Setting aside time to go to the gym is difficult, especially if you have a full-time job and a family. Thankfully, physical activity doesn’t have to mean lifting weights or running laps. When you exercise with your family, it has all the advantages of a gym workout with the added benefit of spending quality time with those you love. Here’s a few ways to incorporate fitness into your everyday routine, and including any and all relatives along the way.
Reimagine the Family Room
Oftentimes, family rooms are the center of laziness in a home – there’s the couch, the television, and most likely, a video-game console encouraging your family to lounge. Fortunately, there are a few ways to add in subtle reminders to get your family thinking about physical activity. You could easily tuck away some resistance bands, a yoga mat, and dumbbells in a small basket in the corner. There are even video games oriented towards movement, such as the Just Dance series or Nike + Kinect Training.
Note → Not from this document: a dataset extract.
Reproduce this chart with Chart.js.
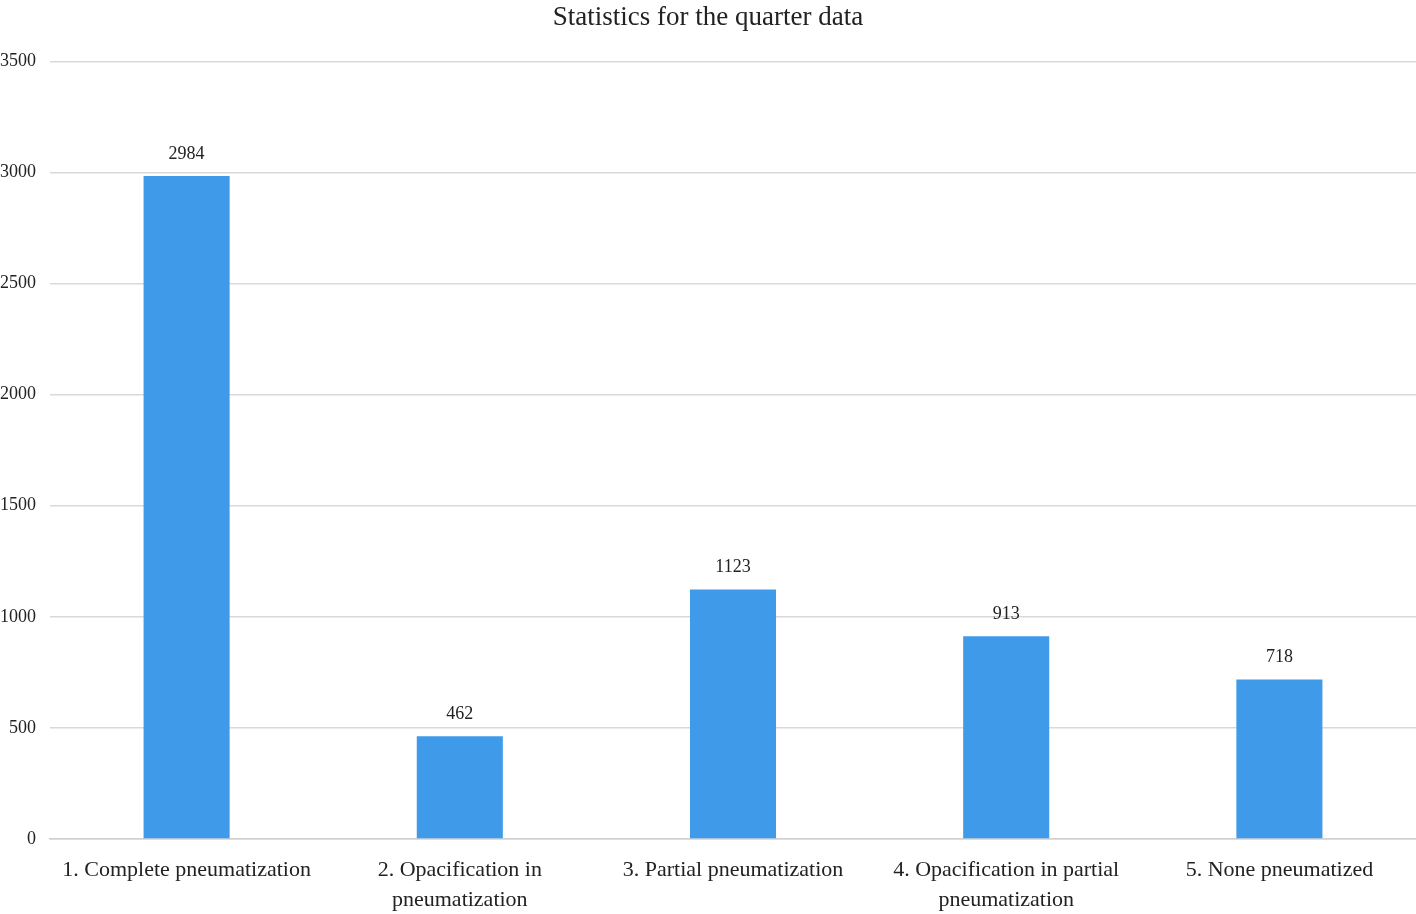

Biking, beachgoing, and swimming are great summer activities; sledding, building a snowman, and ice skating are fun in the winter. Choose an activity, and take the entire family out. Regardless of the season, walking the dog, going to the park, or taking a hike are all enjoyable ways to have your family experience the outdoors.
Take a Class Together
Ask around at your local community center or fitness club about aerobics or yoga classes offered to parents and kids together. If your little one is too young for these activities, try looking for a class that will help you burn calories with your baby by incorporating him or her into your workout.
Make Chores Fun
Instead of assigning each member of the family to a specific chore, turn chores into a game you can all do together. Play music while you’re finishing up laundry, and ask the kids to sing and dance while they help fold and put clothes away.
Build a Fort
Constructing a fort, whether it’s inside or outside, is an activity that not only keeps your kids active (and gives you an upper body workout), but involves problem-solving skills and fuels the imagination. Plus, you already have all the items you’ll need: chairs, blankets, cardboard boxes, old rugs, and maybe leftover plywood. Bonus, if you have a clothesline, you’ve got a head start – just drape a blanket over top of it!